Speaking of VMM behavior, this also needs a selftest.  I'm guessing it'll be easier
and cleaner to add a new test instead of enhancing something like dirty_log_test,
but whatever works.

> >   /* for KVM_REGISTER_COALESCED_MMIO / KVM_UNREGISTER_COALESCED_MMIO */
> > diff --git a/virt/kvm/kvm_main.c b/virt/kvm/kvm_main.c
> > index 168d0ab93c88..aa526b5b5518 100644
> > --- a/virt/kvm/kvm_main.c
> > +++ b/virt/kvm/kvm_main.c
> > @@ -3163,7 +3163,12 @@ void mark_page_dirty_in_slot(struct kvm *kvm,
> >   	if (WARN_ON_ONCE(!vcpu) || WARN_ON_ONCE(vcpu->kvm != kvm))
> >   		return;
> > 
> > -	if (memslot && kvm_slot_dirty_track_enabled(memslot)) {
> > +	if (!memslot)
> > +		return;
> > +
> > +	vcpu->stat.generic.pages_dirtied++;
> > +
> > +	if (kvm_slot_dirty_track_enabled(memslot)) {
> >   		unsigned long rel_gfn = gfn - memslot->base_gfn;
> >   		u32 slot = (memslot->as_id << 16) | memslot->id;
> > 
> > --
> > 
> This looks superb. I am very thankful to you for your reviews. As a beginner in linux
> kernel development, I have learnt a lot from your suggestions.
> 
> I'll be sending this with the documentation bit shortly.
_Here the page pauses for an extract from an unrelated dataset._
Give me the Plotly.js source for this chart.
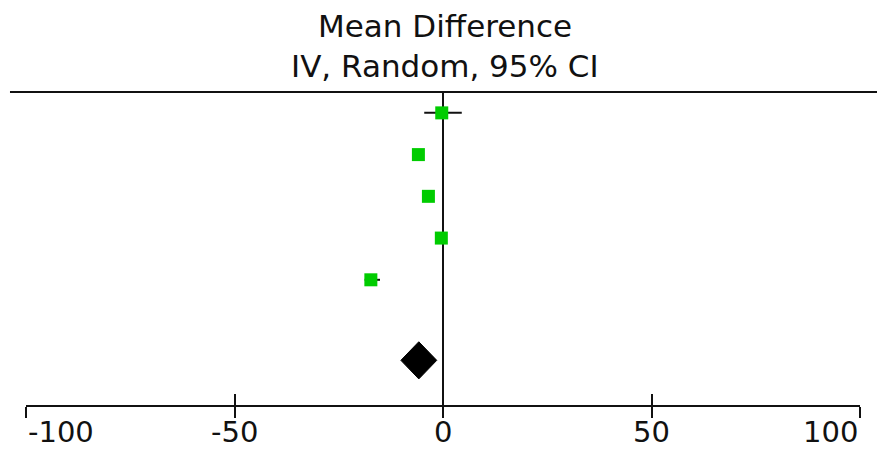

Please let me know if I can
> add you in the "Reviewed-by" list in the next patch.

No :-)  A Reviewed-by can be speculatively/conditionally provided, but generally
speaking that's only done if the expected delta is minimal and/or unlikely to have
any impact on the functionally.  That's also a good guideline for carrying reviews
across revisions of a patch: it's usually ok to retain a R-b if you rebase a patch,
tweak a comment/changelog, make minor revisions such as renaming a variable, etc...,
but you should drop a R-b (or explicitly ask as you've done here) if you make
non-trivial changes to a patch and/or modify the functionality in some way.